36. This Court has taken the view that when there is a delay in the trial, bail should be granted to the accused [See Babba v. State of Maharashtra, Vivek Kumar v. State of U.P. & Mahesh Kumar Bhawsinghka v. State of Delhi]."

10. In the present case, the trial is likely to take time, as only 22 out of 57 witnesses have been examined till date. Thus, further detention of the accused petitioner is not justified.

11. Hence, considering the length of detention and that the trial is unlikely to be concluded at an early date and also keeping in mind the factors for consideration of bail, vis-à-vis, Article 21 of the Constitution of India, this Court is inclined to grant bail to the accused petitioner.

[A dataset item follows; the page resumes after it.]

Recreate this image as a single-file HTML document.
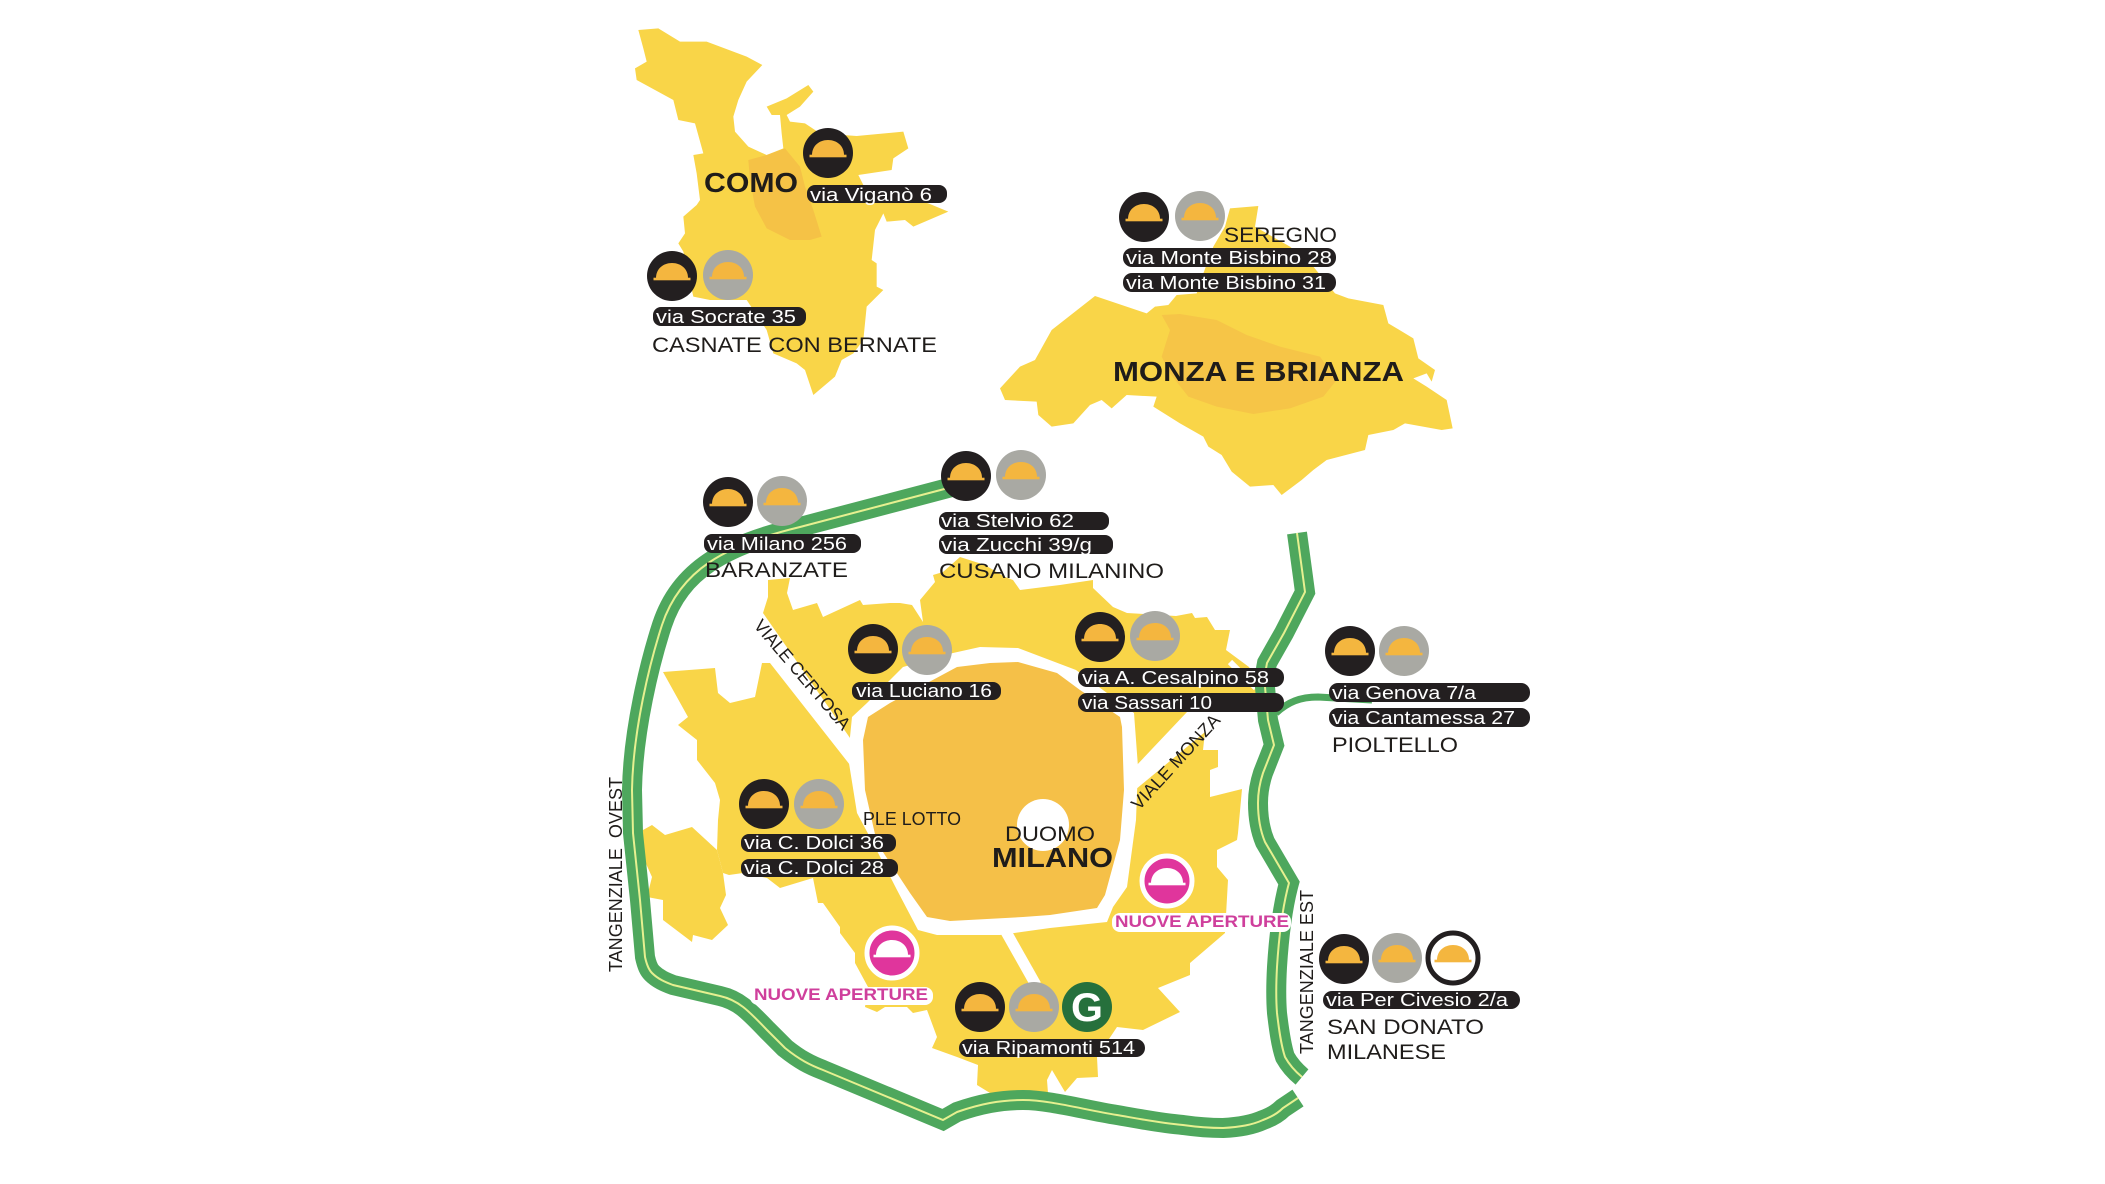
<!DOCTYPE html>
<html><head><meta charset="utf-8"><style>
html,body{margin:0;padding:0;background:#fff;width:2105px;height:1184px;overflow:hidden}
svg{display:block}
text{font-family:"Liberation Sans",sans-serif;fill:#1f1c1a}
.p{fill:#fff;font-size:18px}
.l{font-size:21px}
.b{font-size:28px;font-weight:bold}
.s{font-size:18px}
.n{font-size:17px;font-weight:bold;fill:#cf3f9c}
</style></head><body>
<svg width="2105" height="1184" viewBox="0 0 2105 1184" xmlns="http://www.w3.org/2000/svg">
<defs>
<g id="dome"><path d="M-16,2C-16,-7 -9,-13 0,-13C9,-13 16,-7 16,2Z"/><rect x="-18.5" y="1.7" width="37" height="2.6"/></g>
<g id="k"><circle r="25" fill="#231f20"/><use href="#dome" fill="#f4b63f"/></g>
<g id="g"><circle r="25" fill="#a9a9a3"/><use href="#dome" fill="#f4b63f"/></g>
<g id="m"><circle r="25" fill="#e0359c" stroke="#fff" stroke-width="5"/><use href="#dome" fill="#fff"/></g>
</defs>

<!-- Como -->
<g transform="translate(600,0) scale(.33333)">
<polygon fill="#f9d548" points="115,90 175,85 240,125 320,125 440,170 487,195 440,245 415,300 400,350 405,395 445,440 500,465 550,445 545,400 540,345 515,345 500,320 560,295 625,255 640,275 600,320 560,345 570,365 615,370 660,400 770,408 910,395 925,445 880,475 875,510 775,525 790,555 985,610 1045,635 940,680 915,660 860,665 850,640 825,690 815,780 830,790 830,860 850,870 800,920 790,1020 760,1060 725,1080 705,1130 640,1185 615,1110 590,1090 520,1060 500,990 440,900 330,900 280,890 250,755 235,730 255,700 250,650 290,615 300,600 290,520 280,465 310,460 285,370 235,360 220,300 110,240 105,205 140,185 130,145"/>
<polygon fill="#f5c246" points="445,480 500,465 555,445 600,500 615,560 640,630 665,710 630,720 570,720 500,685 465,620 450,540"/>
</g>

<!-- Monza -->
<g transform="translate(980,160) scale(.33333)">
<polygon fill="#f9d548" points="60,685 120,620 165,600 215,510 345,408 500,460 525,440 565,435 590,405 650,400 670,340 700,260 735,200 750,145 835,138 825,200 930,260 1000,320 1065,400 1105,415 1210,435 1225,490 1300,535 1315,595 1365,630 1355,665 1340,640 1300,655 1340,680 1400,720 1418,805 1385,810 1275,790 1240,810 1165,825 1155,870 1040,900 1000,930 965,960 905,1005 880,975 810,980 755,935 725,885 685,860 670,830 600,790 520,740 530,710 440,705 395,745 365,720 330,735 280,790 215,800 175,765 170,725 75,720"/>
<polygon fill="#f6c547" points="545,465 600,462 710,480 800,525 900,560 1020,590 1070,660 1030,710 930,745 820,762 710,740 625,710 570,640 545,590 570,510"/>
</g>

<!-- Milano yellow -->
<polygon fill="#f9d548" points="763,613 768,597 768,580 790,578 787,593 793,610 817,603 823,617 860,600 863,605 890,603 900,603 912,605 923,622 920,600 935,582 933,575 943,572 960,557 985,565 1005,577 1013,580 1020,590 1060,585 1093,580 1093,588 1113,607 1127,613 1176,616 1192,613 1195,618 1207,617 1215,630 1230,630 1226,650 1249,667 1262,690 1270,712 1187,712 1135,767 1136,790 1000,800 850,738"/>
<polygon fill="#f9d548" points="663,672 715,668 718,693 730,703 755,697 762,663 770,663 850,765 1000,800 1130,795 1135,790 1205,732 1203,750 1218,750 1218,767 1210,770 1210,797 1242,789 1238,833 1237,840 1217,850 1217,867 1228,880 1225,933 1190,963 1190,975 1158,988 1180,1012 1143,1030 1117,1027 1097,1057 1098,1077 1077,1078 1065,1092 1052,1070 1047,1080 1048,1093 990,1093 977,1085 978,1065 957,1057 932,1048 937,1037 927,1010 913,1013 907,1007 885,1007 877,1012 865,1007 868,987 855,963 855,953 840,933 840,927 823,903 818,903 813,878 780,888 767,878 743,873 729,875 723,873 717,850 718,820 720,800 715,783 697,760 697,740 678,725 688,717"/>
<polygon fill="#f9d548" points="643,830 652,825 665,835 692,827 717,850 723,873 726,895 720,908 728,925 712,940 693,935 692,942 663,920 663,900 647,897 652,877 643,857"/>

<!-- ring + city -->
<polygon fill="#fff" points="852,717 867,703 903,667 953,653 980,647 1018,648 1076,670 1134,713 1138,767 1136,820 1127,887 1113,907 1107,922 1050,928 1000,935 937,935 918,930 897,890 873,843 857,813 848,757"/>
<polygon fill="#f5c048" points="868,717 890,703 957,667 990,663 1018,662 1057,673 1080,690 1120,717 1122,727 1124,790 1120,840 1105,895 1097,908 1050,915 1023,917 950,921 927,917 910,893 877,843 865,790 863,740"/>
<circle cx="1043" cy="825" r="26" fill="#fff"/>
<path d="M1005,930L1036,985" stroke="#fff" stroke-width="11" fill="none"/>
<path d="M1230,662L1256,688" stroke="#fff" stroke-width="6" fill="none"/>

<!-- highway -->
<g fill="none">
<path d="M1276,713C1288,702 1300,697 1318,697L1372,700" stroke="#4ea75d" stroke-width="7"/>
<path d="M952,487L800,527C725,545 680,570 662,625C650,662 633,730 632,790L633,833L640,900L645,957C647,966 649,970 652,973C658,979 665,982 673,985L720,996C738,1000 748,1010 767,1030L785,1048C800,1060 810,1065 823,1070L943,1120L957,1112C980,1104 1000,1100 1023,1100C1050,1100 1085,1110 1117,1115C1140,1119 1160,1123 1183,1125C1197,1127 1210,1128 1223,1128C1240,1127 1252,1125 1263,1120C1274,1116 1280,1111 1283,1108L1298,1098" stroke="#4ea75d" stroke-width="20"/>
<path d="M952,487L800,527C725,545 680,570 662,625C650,662 633,730 632,790L633,833L640,900L645,957C647,966 649,970 652,973C658,979 665,982 673,985L720,996C738,1000 748,1010 767,1030L785,1048C800,1060 810,1065 823,1070L943,1120L957,1112C980,1104 1000,1100 1023,1100C1050,1100 1085,1110 1117,1115C1140,1119 1160,1123 1183,1125C1197,1127 1210,1128 1223,1128C1240,1127 1252,1125 1263,1120C1274,1116 1280,1111 1283,1108L1298,1098" stroke="#e6f090" stroke-width="2"/>
<path d="M1297,533L1303,577L1305,592L1284,633L1267,663C1265,672 1265,680 1265,687L1268,720L1274,745L1263,773C1259,785 1258,795 1258,803C1258,815 1260,830 1265,842L1289,883C1283,905 1279,935 1277,967C1276,985 1276,1000 1277,1013C1279,1030 1281,1045 1285,1057C1290,1066 1296,1072 1302,1077" stroke="#4ea75d" stroke-width="20"/>
<path d="M1297,533L1303,577L1305,592L1284,633L1267,663C1265,672 1265,680 1265,687L1268,720L1274,745L1263,773C1259,785 1258,795 1258,803C1258,815 1260,830 1265,842L1289,883C1283,905 1279,935 1277,967C1276,985 1276,1000 1277,1013C1279,1030 1281,1045 1285,1057C1290,1066 1296,1072 1302,1077" stroke="#e6f090" stroke-width="2"/>
</g>

<!-- pills -->
<g fill="#231f20">
<rect x="807" y="185" width="140" height="18" rx="8"/>
<rect x="653" y="307" width="153" height="19" rx="8"/>
<rect x="1123" y="248" width="213" height="19" rx="9"/>
<rect x="1123" y="273" width="213" height="19" rx="9"/>
<rect x="939" y="512" width="170" height="18" rx="8"/>
<rect x="939" y="535" width="174" height="19" rx="8"/>
<rect x="704" y="534" width="157" height="19" rx="8"/>
<rect x="852" y="682" width="149" height="18" rx="8"/>
<rect x="1078" y="668" width="206" height="19" rx="9"/>
<rect x="1078" y="693" width="206" height="19" rx="9"/>
<rect x="1329" y="683" width="201" height="19" rx="9"/>
<rect x="1329" y="708" width="201" height="19" rx="9"/>
<rect x="741" y="834" width="155" height="18" rx="8"/>
<rect x="741" y="859" width="157" height="18" rx="8"/>
<rect x="959" y="1039" width="186" height="18" rx="9"/>
<rect x="1323" y="991" width="197" height="18" rx="9"/>
</g>
<rect x="750" y="987" width="183" height="18" rx="8" fill="#fff"/>
<rect x="1112" y="913" width="179" height="19" rx="8" fill="#fff"/>

<!-- icons -->
<use href="#k" x="828" y="153"/>
<use href="#k" x="672" y="276"/><use href="#g" x="728" y="275"/>
<use href="#k" x="1144" y="217"/><use href="#g" x="1200" y="216"/>
<use href="#k" x="966" y="476"/><use href="#g" x="1021" y="475"/>
<use href="#k" x="728" y="502"/><use href="#g" x="782" y="501"/>
<use href="#k" x="873" y="649"/><use href="#g" x="927" y="650"/>
<use href="#k" x="1100" y="637"/><use href="#g" x="1155" y="636"/>
<use href="#k" x="1350" y="651"/><use href="#g" x="1404" y="651"/>
<use href="#k" x="764" y="804"/><use href="#g" x="819" y="804"/>
<use href="#k" x="980" y="1007"/><use href="#g" x="1034" y="1007"/>
<circle cx="1087" cy="1007" r="25" fill="#26703c"/>
<text x="1071" y="1021" font-size="40" font-weight="bold" textLength="32" lengthAdjust="spacingAndGlyphs" style="fill:#fff">G</text>
<use href="#k" x="1344" y="959"/><use href="#g" x="1397" y="958"/>
<circle cx="1453" cy="958" r="25" fill="#fff" stroke="#231f20" stroke-width="5"/><use href="#dome" x="1453" y="958" fill="#f4b63f"/>
<use href="#m" x="892" y="953"/><use href="#m" x="1167" y="881"/>

<!-- pill text -->
<text class="p" x="810" y="201" textLength="122" lengthAdjust="spacingAndGlyphs">via Viganò 6</text>
<text class="p" x="656" y="323" textLength="140" lengthAdjust="spacingAndGlyphs">via Socrate 35</text>
<text class="p" x="1126" y="264" textLength="206" lengthAdjust="spacingAndGlyphs">via Monte Bisbino 28</text>
<text class="p" x="1126" y="289" textLength="200" lengthAdjust="spacingAndGlyphs">via Monte Bisbino 31</text>
<text class="p" x="941" y="527" textLength="133" lengthAdjust="spacingAndGlyphs">via Stelvio 62</text>
<text class="p" x="941" y="551" textLength="151" lengthAdjust="spacingAndGlyphs">via Zucchi 39/g</text>
<text class="p" x="707" y="550" textLength="140" lengthAdjust="spacingAndGlyphs">via Milano 256</text>
<text class="p" x="856" y="697" textLength="136" lengthAdjust="spacingAndGlyphs">via Luciano 16</text>
<text class="p" x="1082" y="684" textLength="187" lengthAdjust="spacingAndGlyphs">via A. Cesalpino 58</text>
<text class="p" x="1082" y="709" textLength="130" lengthAdjust="spacingAndGlyphs">via Sassari 10</text>
<text class="p" x="1332" y="699" textLength="144" lengthAdjust="spacingAndGlyphs">via Genova 7/a</text>
<text class="p" x="1332" y="724" textLength="183" lengthAdjust="spacingAndGlyphs">via Cantamessa 27</text>
<text class="p" x="744" y="849" textLength="140" lengthAdjust="spacingAndGlyphs">via C. Dolci 36</text>
<text class="p" x="744" y="874" textLength="140" lengthAdjust="spacingAndGlyphs">via C. Dolci 28</text>
<text class="p" x="962" y="1054" textLength="173" lengthAdjust="spacingAndGlyphs">via Ripamonti 514</text>
<text class="p" x="1326" y="1006" textLength="182" lengthAdjust="spacingAndGlyphs">via Per Civesio 2/a</text>

<!-- labels -->
<text class="b" x="704" y="192" textLength="94" lengthAdjust="spacingAndGlyphs">COMO</text>
<text class="l" x="652" y="352" textLength="285" lengthAdjust="spacingAndGlyphs">CASNATE CON BERNATE</text>
<text class="l" x="1224" y="242" textLength="113" lengthAdjust="spacingAndGlyphs">SEREGNO</text>
<text class="b" x="1113" y="381" textLength="291" lengthAdjust="spacingAndGlyphs">MONZA E BRIANZA</text>
<text class="l" x="939" y="578" textLength="225" lengthAdjust="spacingAndGlyphs">CUSANO MILANINO</text>
<text class="l" x="705" y="577" textLength="143" lengthAdjust="spacingAndGlyphs">BARANZATE</text>
<text class="l" x="1332" y="752" textLength="126" lengthAdjust="spacingAndGlyphs">PIOLTELLO</text>
<text class="l" x="1327" y="1034" textLength="157" lengthAdjust="spacingAndGlyphs">SAN DONATO</text>
<text class="l" x="1327" y="1059" textLength="119" lengthAdjust="spacingAndGlyphs">MILANESE</text>
<text class="l" x="1005" y="841" textLength="90" lengthAdjust="spacingAndGlyphs">DUOMO</text>
<text class="b" x="992" y="867" font-size="27" textLength="121" lengthAdjust="spacingAndGlyphs">MILANO</text>
<text class="s" x="863" y="825" textLength="98" lengthAdjust="spacingAndGlyphs">PLE LOTTO</text>
<text class="s" transform="translate(753,626) rotate(49.7)" textLength="138" lengthAdjust="spacingAndGlyphs">VIALE CERTOSA</text>
<text class="s" transform="translate(1139,811) rotate(-47.6)" textLength="122" lengthAdjust="spacingAndGlyphs">VIALE MONZA</text>
<text class="s" transform="translate(622,972) rotate(-90)" textLength="195" lengthAdjust="spacing" xml:space="preserve">TANGENZIALE  OVEST</text>
<text class="s" transform="translate(1313,1054) rotate(-90)" textLength="164" lengthAdjust="spacingAndGlyphs">TANGENZIALE EST</text>
<text class="n" x="754" y="1000" textLength="174" lengthAdjust="spacingAndGlyphs">NUOVE APERTURE</text>
<text class="n" x="1115" y="927" textLength="174" lengthAdjust="spacingAndGlyphs">NUOVE APERTURE</text>
</svg>
</body></html>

12. Accordingly, it is provided that the accused petitioner, named above, shall be released on bail of Rs.50,000/- (Rupees Fifty Thousand) with two sureties of like amount to the satisfaction of the learned Addl. Sessions Judge (FTC), Barpeta subject to the following conditions-

i) That the accused petitioner shall continue to appear before the learned Trial Court on all dates to be fixed from time to time till the case is disposed of;

ii) That the accused petitioner shall not directly or indirectly make any inducement, threat or promise to any person acquainted with the facts of the case so as to dissuade him from disclosing such facts to the Police Page No.# 9/9

Officer or the Court;

iii) That the accused petitioner shall refrain from committing any similar offences in future, of which he is suspected of commission;

iv) That the accused/petitioner and his bailors shall produce their Voter Identity Card/Passport/ Permanent Residential Certificate, whichever is available at the time of submission of the bail bonds for satisfaction of the learned Trial Court regarding their identity and address and then return the same retaining photocopy thereof on record; and

v) That the accused petitioner shall not leave the jurisdiction of the learned Trial Court without prior permission of the said Court.

13. The bail application stands disposed of.